Fennesz recorded the album on a limited equipment setup consisting of a laptop, one Shure SM57 microphone, a few guitars, and a few pedals. Speaking to RBMA in 2008, he recalled that "I think I was inspired at that time, it was a good period of my life and ideas came so easily." The album employs melody and guitar chords, with Fennesz explaining that "many of my colleagues, the people around me, were doing really abstract electronic music – melody was forbidden.
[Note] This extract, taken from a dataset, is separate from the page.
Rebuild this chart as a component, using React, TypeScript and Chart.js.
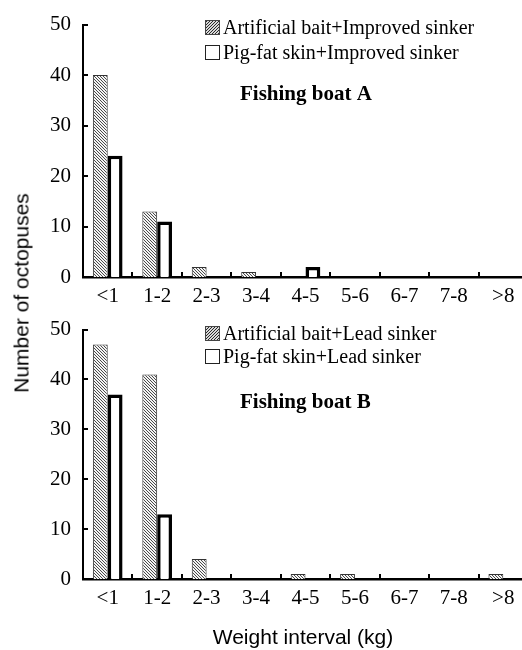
import React, { useEffect, useRef } from "react";
import { Chart, registerables } from "chart.js";

Chart.register(...registerables);

const categories = ["<1", "1-2", "2-3", "3-4", "4-5", "5-6", "6-7", "7-8", ">8"];
const boatAArtificial = [40, 13, 2, 1, 0, 0, 0, 0, 0];
const boatAPigFat = [24, 11, 0, 0, 2, 0, 0, 0, 0];
const boatBArtificial = [47, 41, 4, 0, 1, 1, 0, 0, 1];
const boatBPigFat = [37, 13, 0, 0, 0, 0, 0, 0, 0];
const yTickValues = [0, 10, 20, 30, 40, 50];
const legendA = ["Artificial bait+Improved sinker", "Pig-fat skin+Improved sinker"];
const legendB = ["Artificial bait+Lead sinker", "Pig-fat skin+Lead sinker"];
const titleA = "Fishing boat A";
const titleB = "Fishing boat B";
const yTitle = "Number of octopuses";
const xTitle = "Weight interval (kg)";

const SERIF = "'Liberation Serif', 'Times New Roman', serif";
const SANS = "'Liberation Sans', Arial, sans-serif";

function makeHatch(ctx: CanvasRenderingContext2D, dir: string, color: string, bg: string, s: number) {
  const c = document.createElement("canvas");
  c.width = s;
  c.height = s;
  const t = c.getContext("2d")!;
  t.fillStyle = bg;
  t.fillRect(0, 0, s, s);
  t.strokeStyle = color;
  t.lineWidth = 1;
  for (const k of [-s, 0, s]) {
    t.beginPath();
    if (dir === "\\") {
      t.moveTo(k, 0);
      t.lineTo(k + s, s);
    } else {
      t.moveTo(k, s);
      t.lineTo(k + s, 0);
    }
    t.stroke();
  }
  return ctx.createPattern(c, "repeat")!;
}

type PanelProps = {
  top: number;
  height: number;
  areaTop: number;
  areaBottom: number;
  artificial: number[];
  pigFat: number[];
  legend: string[];
  title: string;
  legendY: number[];
  titleY: number;
};

const CANVAS_W = 530;

function Panel(p: PanelProps) {
  const ref = useRef<HTMLCanvasElement>(null);
  useEffect(() => {
    const canvas = ref.current!;
    const ctx = canvas.getContext("2d")!;
    const barHatch = makeHatch(ctx, "\\", "#4a4a4a", "#f4f4f4", 3);
    const legendHatch = makeHatch(ctx, "/", "#2a2a2a", "#d8d8d8", 3);

    const decor = {
      id: "decor",
      afterDraw(chart: any) {
        const c = chart.ctx as CanvasRenderingContext2D;
        const area = chart.chartArea;
        const sx = chart.scales.x;
        const sy = chart.scales.y;
        c.save();
        c.strokeStyle = "#000";
        c.lineWidth = 2;
        for (const v of yTickValues) {
          const y = Math.round(sy.getPixelForValue(v));
          c.beginPath();
          c.moveTo(area.left, y);
          c.lineTo(area.left + 5, y);
          c.stroke();
        }
        for (let i = 1; i < categories.length; i++) {
          const x = Math.round((sx.getPixelForValue(i - 1) + sx.getPixelForValue(i)) / 2);
          c.beginPath();
          c.moveTo(x, area.bottom);
          c.lineTo(x, area.bottom - 5);
          c.stroke();
        }
        // legend
        const lx = 205;
        const sw = 14;
        c.font = `20px ${SERIF}`;
        c.fillStyle = "#000";
        c.textBaseline = "alphabetic";
        c.textAlign = "left";
        p.legend.forEach((txt, i) => {
          const by = p.legendY[i];
          c.lineWidth = 1;
          if (i === 0) {
            c.fillStyle = legendHatch;
            c.fillRect(lx, by - sw + 0.5, sw, sw);
            c.strokeStyle = "#444";
          } else {
            c.fillStyle = "#fff";
            c.fillRect(lx, by - sw + 0.5, sw, sw);
            c.strokeStyle = "#222";
          }
          c.strokeRect(lx + 0.5, by - sw + 0.5, sw, sw);
          c.fillStyle = "#000";
          c.fillText(txt, lx + sw + 4, by);
        });
        c.font = `bold 21px ${SERIF}`;
        c.fillText(p.title, 240, p.titleY);
        c.restore();
      },
    };

    const chart = new Chart(canvas, {
      type: "bar",
      data: {
        labels: categories,
        datasets: [
          {
            data: p.artificial,
            backgroundColor: barHatch,
            borderColor: "#333",
            borderWidth: 1,
            categoryPercentage: 0.6,
            barPercentage: 1,
          },
          {
            data: p.pigFat,
            backgroundColor: "#fff",
            borderColor: "#000",
            borderWidth: 3.5,
            categoryPercentage: 0.6,
            barPercentage: 1,
          },
        ],
      },
      options: {
        animation: false,
        responsive: false,
        events: [],
        layout: { padding: { top: p.areaTop, right: 2, bottom: 0, left: 0 } },
        plugins: { legend: { display: false }, tooltip: { enabled: false } },
        scales: {
          x: {
            grid: { display: false, drawTicks: false },
            border: { display: true, color: "#000", width: 2.5 },
            ticks: { color: "#000", font: { family: SERIF, size: 21 }, padding: 7, maxRotation: 0 },
            afterFit: (s: any) => {
              s.height = p.height - p.areaBottom;
            },
          },
          y: {
            min: 0,
            max: 50,
            grid: { display: false, drawTicks: false },
            border: { display: true, color: "#000", width: 2 },
            ticks: { stepSize: 10, color: "#000", font: { family: SERIF, size: 21 }, padding: 12 },
            afterFit: (s: any) => {
              s.width = 83;
            },
          },
        },
      },
      plugins: [decor],
    });
    return () => chart.destroy();
  }, []);
  return (
    <canvas
      ref={ref}
      width={CANVAS_W}
      height={p.height}
      style={{ position: "absolute", left: 0, top: p.top, width: CANVAS_W, height: p.height }}
    />
  );
}

export default function App() {
  return (
    <div
      style={{
        position: "absolute",
        left: 0,
        top: 0,
        width: 522,
        height: 650,
        overflow: "hidden",
        background: "#fff",
      }}
    >
      <Panel
        top={0}
        height={305}
        areaTop={23}
        areaBottom={277}
        artificial={boatAArtificial}
        pigFat={boatAPigFat}
        legend={legendA}
        title={titleA}
        legendY={[34, 59]}
        titleY={100}
      />
      <Panel
        top={305}
        height={345}
        areaTop={18}
        areaBottom={274}
        artificial={boatBArtificial}
        pigFat={boatBPigFat}
        legend={legendB}
        title={titleB}
        legendY={[35, 58]}
        titleY={103}
      />
      <div
        style={{
          position: "absolute",
          left: 21,
          top: 293,
          transform: "translate(-50%, -50%) rotate(-90deg)",
          whiteSpace: "nowrap",
          font: `21px ${SANS}`,
          lineHeight: "21px",
          color: "#000",
        }}
      >
        {yTitle}
      </div>
      <div
        style={{
          position: "absolute",
          left: 303,
          top: 626,
          transform: "translateX(-50%)",
          whiteSpace: "nowrap",
          font: `21px ${SANS}`,
          lineHeight: "21px",
          color: "#000",
        }}
      >
        {xTitle}
      </div>
    </div>
  );
}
I didn’t agree with that at all, I wanted to bring back things I’d been fascinated with in the past, I wanted to combine that with new digital technology, Max/MSP." The album title was intended to be in reference to the 1960s surf documentary The Endless Summer; Fennesz was not aware that it shared a title with a 1970s compilation by The Beach Boys, adding that "I was influenced by their music, but it wasn’t as intentional as it seemed."
Reception
Contemporary response
Writing for NMEin 2001, John Mulvey described the album as "weirdly blissful, possessing an indefinable emotional pull," and noted the influence of "Brian Wilson's most elegiac, wistful music," proving that "experimental new music can understand and revitalise old traditions, that the avant-garde doesn't have to be grey and terrifying." AllMusic critic François Couture stated that the album "puts the emphasis on sunny melodies , but drowns them in glitch textures," summarizing it as "brilliantly conceived and masterfully executed" but also noting that the result "strikes and disconcerts." I. Khider of Exclaim! called it "the electronic album of the year" and stated that "Fennesz processes and manipulates the source material by taking the pulse of the pop tune and rebuilding something deeply sentimental and sweet."
Legacy
Reviewing the album's 2006 reissue, The Boston Phoenixs Matthew Gasteier called Endless Summer "a turning point in experimental electronic music, the moment when melody and cacophony learned to love one another," and labeled it a "fuzzed-out masterpiece" in the lineage of My Bloody Valentine and the Jesus and Mary Chain." Nate Dorr of PopMatters called it "the most pivotal, most accessible, and most strikingly unique point in the Fennesz catalogue so far, and one of the more influential noise albums of the early decade." Discussing the album's impact on electronic music for Resident Advisor in 2007, Joshua Meggitt stated that when compared to Fennesz's "flickering electro-acoustic haze, much of the work by his clicks n' cuts contemporaries sounded po-faced, cerebral and cold Fennesz invested the laptop with a soul hitherto reserved for 'real' instruments." Meggitt also noted the album's references to "the whole discourse of sea-and-surf inspired music, literally evoking the rolling waves with grainy, often turbulent fields of noise," along with the influence of 1950s exotica. In 2017, Pitchfork named Endless Summer the 22nd best ambient album of all time.